Rural Nebraskans less positive about communities

Nov 11th, 2009 | By | Category: Campus News, Issue, November 12, 2009

Rural Nebraskans generally are less positive about their communities this year than in the past, according to the 2009 Nebraska Rural Poll.

The 14th annual UNL poll was taken last March and April, a time of great economic uncertainty, poll organizers noted. That uncertainty is reflected in this year’s poll results.

For example, the percentage of people who said their community changed for the better in the last year declined from 30 to 23 percent, which matched 2003 for the lowest in the poll’s history. Twenty-six percent of respondents said their community changed for the worse in the last year, the highest in the poll’s history, and up from 22 percent in 2008.

Rural Poll surveys were mailed to about 6,400 randomly selected households in Nebraska’s 84 non-metropolitan counties. Results are based on 2,852 responses.

Most respondents continue to see their communities as good places to live. Seventy-four percent describe their communities as friendly, 63 percent as trusting and 67 percent as supportive.

Two-thirds said they considered their communities to be “very special to me” and 62 percent agreed that “I feel I can really be myself in my community.”

Also, 52 percent said it would be difficult to leave their community, while 31 percent said it would be easy.

As in past years, positive sentiments about communities tend to be stronger among people who live in smaller towns and among people who are older and who have lived in the community for longer.

“Familiarity gets comfortable,” said Randy Cantrell, rural sociologist with the Nebraska Rural Initiative.

Poll respondents continue to be relatively satisfied with basic community services and amenities.

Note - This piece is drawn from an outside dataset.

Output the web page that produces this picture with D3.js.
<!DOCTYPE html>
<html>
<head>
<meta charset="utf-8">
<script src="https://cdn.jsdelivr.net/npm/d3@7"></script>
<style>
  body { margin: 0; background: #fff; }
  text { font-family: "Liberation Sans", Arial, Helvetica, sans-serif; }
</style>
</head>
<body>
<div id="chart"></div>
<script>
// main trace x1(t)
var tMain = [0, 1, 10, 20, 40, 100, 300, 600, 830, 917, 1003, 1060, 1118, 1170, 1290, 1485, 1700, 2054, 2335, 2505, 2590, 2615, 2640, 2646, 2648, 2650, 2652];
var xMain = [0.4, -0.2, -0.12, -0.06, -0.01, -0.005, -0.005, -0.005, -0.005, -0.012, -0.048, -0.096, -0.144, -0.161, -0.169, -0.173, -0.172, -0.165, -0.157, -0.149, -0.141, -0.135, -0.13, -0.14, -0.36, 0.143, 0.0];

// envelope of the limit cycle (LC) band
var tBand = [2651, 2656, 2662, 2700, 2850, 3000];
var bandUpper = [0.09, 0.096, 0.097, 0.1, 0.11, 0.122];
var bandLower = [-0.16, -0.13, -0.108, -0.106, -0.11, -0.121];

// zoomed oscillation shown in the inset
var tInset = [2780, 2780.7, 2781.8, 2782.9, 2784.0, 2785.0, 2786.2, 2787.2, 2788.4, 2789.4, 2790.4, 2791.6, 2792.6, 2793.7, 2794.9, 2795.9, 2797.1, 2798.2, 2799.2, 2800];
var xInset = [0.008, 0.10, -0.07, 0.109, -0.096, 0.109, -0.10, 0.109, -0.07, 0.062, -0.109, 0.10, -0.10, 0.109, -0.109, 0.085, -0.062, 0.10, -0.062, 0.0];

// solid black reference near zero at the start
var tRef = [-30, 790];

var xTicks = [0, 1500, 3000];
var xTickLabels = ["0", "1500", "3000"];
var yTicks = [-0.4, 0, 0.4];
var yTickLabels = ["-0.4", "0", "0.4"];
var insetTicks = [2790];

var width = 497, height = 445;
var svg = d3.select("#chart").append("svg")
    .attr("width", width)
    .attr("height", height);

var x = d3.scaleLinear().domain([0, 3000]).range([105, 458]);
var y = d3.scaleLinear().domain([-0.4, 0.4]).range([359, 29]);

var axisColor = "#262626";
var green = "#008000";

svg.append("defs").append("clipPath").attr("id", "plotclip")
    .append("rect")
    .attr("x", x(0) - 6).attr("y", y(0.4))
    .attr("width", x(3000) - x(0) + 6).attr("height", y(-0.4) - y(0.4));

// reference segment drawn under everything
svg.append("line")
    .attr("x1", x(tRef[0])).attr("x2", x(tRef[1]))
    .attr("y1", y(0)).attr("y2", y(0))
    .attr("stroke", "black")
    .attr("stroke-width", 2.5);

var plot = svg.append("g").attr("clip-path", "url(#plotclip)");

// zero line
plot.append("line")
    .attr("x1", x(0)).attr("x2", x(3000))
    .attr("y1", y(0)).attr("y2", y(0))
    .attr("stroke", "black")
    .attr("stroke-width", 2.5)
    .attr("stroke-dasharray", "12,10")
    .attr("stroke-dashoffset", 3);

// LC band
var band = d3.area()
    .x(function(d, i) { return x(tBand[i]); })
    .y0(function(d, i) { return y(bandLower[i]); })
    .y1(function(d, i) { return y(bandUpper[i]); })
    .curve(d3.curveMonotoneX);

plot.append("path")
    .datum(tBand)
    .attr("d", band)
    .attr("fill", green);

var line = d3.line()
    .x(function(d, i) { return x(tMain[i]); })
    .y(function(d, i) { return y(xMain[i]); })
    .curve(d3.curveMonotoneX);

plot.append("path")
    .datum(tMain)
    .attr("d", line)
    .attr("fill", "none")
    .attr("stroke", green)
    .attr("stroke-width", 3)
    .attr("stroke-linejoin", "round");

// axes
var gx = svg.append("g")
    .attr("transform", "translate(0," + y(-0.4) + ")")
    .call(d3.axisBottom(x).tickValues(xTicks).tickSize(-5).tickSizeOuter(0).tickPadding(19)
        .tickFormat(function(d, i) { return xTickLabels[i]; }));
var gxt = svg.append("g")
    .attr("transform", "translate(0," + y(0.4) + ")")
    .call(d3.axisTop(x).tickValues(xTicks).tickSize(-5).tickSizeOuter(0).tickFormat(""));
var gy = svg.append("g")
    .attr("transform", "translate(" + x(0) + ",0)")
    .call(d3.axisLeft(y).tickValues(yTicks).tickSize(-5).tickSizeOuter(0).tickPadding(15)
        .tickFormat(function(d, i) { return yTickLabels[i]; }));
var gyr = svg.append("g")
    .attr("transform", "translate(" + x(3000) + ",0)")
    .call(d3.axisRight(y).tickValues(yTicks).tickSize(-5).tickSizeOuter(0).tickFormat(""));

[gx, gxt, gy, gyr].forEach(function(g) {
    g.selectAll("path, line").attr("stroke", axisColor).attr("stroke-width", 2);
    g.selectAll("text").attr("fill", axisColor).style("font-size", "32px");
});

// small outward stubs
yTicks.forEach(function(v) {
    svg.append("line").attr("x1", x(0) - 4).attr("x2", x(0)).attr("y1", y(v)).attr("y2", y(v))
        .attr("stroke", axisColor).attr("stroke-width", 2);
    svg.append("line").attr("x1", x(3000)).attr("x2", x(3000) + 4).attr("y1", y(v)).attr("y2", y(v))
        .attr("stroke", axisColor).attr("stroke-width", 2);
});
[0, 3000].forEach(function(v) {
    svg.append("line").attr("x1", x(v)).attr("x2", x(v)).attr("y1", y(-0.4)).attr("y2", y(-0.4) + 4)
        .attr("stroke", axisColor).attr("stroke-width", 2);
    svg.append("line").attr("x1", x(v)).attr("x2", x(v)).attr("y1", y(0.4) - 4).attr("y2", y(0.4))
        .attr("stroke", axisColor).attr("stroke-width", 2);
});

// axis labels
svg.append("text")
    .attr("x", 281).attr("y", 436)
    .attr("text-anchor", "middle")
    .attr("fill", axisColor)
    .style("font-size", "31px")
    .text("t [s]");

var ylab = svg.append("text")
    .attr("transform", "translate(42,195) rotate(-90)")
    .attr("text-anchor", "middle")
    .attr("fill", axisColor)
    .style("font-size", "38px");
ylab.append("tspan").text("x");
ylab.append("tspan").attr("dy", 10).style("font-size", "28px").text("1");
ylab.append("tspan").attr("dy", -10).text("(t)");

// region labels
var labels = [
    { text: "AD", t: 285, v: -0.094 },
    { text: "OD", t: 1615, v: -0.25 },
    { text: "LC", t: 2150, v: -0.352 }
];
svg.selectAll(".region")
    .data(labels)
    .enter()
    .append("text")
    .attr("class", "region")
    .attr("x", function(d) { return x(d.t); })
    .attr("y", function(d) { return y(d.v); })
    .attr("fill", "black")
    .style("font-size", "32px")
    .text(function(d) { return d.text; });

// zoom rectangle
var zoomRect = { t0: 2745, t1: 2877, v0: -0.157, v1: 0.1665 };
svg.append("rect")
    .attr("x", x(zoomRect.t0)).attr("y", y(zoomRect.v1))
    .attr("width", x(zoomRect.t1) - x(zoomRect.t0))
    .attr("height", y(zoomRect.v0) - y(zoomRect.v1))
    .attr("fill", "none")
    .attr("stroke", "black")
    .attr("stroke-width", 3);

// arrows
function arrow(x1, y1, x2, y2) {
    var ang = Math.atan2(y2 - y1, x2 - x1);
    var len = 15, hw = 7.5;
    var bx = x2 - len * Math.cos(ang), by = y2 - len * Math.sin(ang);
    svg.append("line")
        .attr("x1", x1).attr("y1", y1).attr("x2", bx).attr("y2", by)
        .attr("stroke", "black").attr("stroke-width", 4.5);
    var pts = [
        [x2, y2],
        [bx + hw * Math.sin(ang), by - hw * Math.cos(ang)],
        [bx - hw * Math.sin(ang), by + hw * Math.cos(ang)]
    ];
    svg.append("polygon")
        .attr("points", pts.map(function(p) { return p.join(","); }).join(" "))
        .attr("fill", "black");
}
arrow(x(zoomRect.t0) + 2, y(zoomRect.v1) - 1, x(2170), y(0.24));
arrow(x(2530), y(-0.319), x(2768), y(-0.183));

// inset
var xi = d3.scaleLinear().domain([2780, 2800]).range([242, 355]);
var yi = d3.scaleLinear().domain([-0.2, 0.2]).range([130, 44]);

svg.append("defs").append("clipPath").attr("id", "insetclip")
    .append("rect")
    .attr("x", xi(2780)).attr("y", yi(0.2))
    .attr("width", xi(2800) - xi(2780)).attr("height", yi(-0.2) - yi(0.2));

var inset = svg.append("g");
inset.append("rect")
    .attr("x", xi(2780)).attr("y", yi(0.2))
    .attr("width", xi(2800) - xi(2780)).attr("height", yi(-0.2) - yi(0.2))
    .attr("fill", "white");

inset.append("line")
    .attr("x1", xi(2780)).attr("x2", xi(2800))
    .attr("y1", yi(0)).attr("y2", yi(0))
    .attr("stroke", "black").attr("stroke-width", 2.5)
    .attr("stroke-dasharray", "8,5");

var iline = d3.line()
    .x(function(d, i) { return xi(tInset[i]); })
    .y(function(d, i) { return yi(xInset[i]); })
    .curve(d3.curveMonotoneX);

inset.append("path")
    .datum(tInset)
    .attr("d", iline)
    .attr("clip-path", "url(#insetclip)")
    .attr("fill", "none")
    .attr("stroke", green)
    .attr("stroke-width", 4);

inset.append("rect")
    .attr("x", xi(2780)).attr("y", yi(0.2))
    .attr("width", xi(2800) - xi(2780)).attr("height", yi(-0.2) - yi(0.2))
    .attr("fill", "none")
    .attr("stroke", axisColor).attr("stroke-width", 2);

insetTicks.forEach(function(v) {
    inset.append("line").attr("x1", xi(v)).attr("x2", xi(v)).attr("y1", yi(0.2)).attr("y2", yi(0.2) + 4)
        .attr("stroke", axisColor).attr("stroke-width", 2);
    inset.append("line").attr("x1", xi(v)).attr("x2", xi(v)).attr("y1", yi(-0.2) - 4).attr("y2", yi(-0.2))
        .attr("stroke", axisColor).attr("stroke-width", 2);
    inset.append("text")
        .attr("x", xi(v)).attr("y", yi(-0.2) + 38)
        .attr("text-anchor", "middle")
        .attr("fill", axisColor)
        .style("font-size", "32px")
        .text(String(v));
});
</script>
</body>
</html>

Satisfaction with fire protection, parks and recreation, library services and religious organizations all ranked above 70 percent.

On the other hand, at least one-third of respondents registered dissatisfaction with entertainment, retail shopping, restaurants, streets and roads, arts and cultural activities and local government.

Meantime, dissatisfaction with some services has steadily trended downward over the years.

“One of them that ought to be worrisome is nursing home care,” said UNL public policy specialist Brad Lubben. Satisfaction with nursing home care has dropped from 63 percent in 1997 to 45 percent this year. Lubben noted that satisfaction with senior centers also has dropped, from 66 percent in 1997 to 47 percent in the latest poll.

The decreased satisfaction may stem only in part from an actual decline in quality and/or availability of care, Lubben said. It’s likely that another factor is an increased awareness of senior care needs among an aging population.

In a similar vein, satisfaction with mental health services in rural Nebraska dropped from 34 percent in 1997 to 24 percent in 2009.

On the other hand, there are signs in this year’s Rural Poll that key communications technologies are getting better in rural Nebraska. Satisfaction with cell-phone and Internet service are at 61 percent and 58 percent, up from 49 and 50 percent, respectively, in 2006.

“The technologies of today are apparently improving across nonmetropolitan Nebraska,” said agricultural economist Bruce Johnson.

The Rural Poll is the largest annual poll of rural Nebraskans’ perceptions on quality of life and policy issues. This year’s response rate was about 44 percent. The margin of error is plus or minus 3 percent. Complete results are available online at

The university’s Center for Applied Rural Innovation conducts the poll in cooperation with the Nebraska Rural Initiative with funding from UNL Extension and the Agricultural Research Division in the Institute of Agriculture and Natural Resources.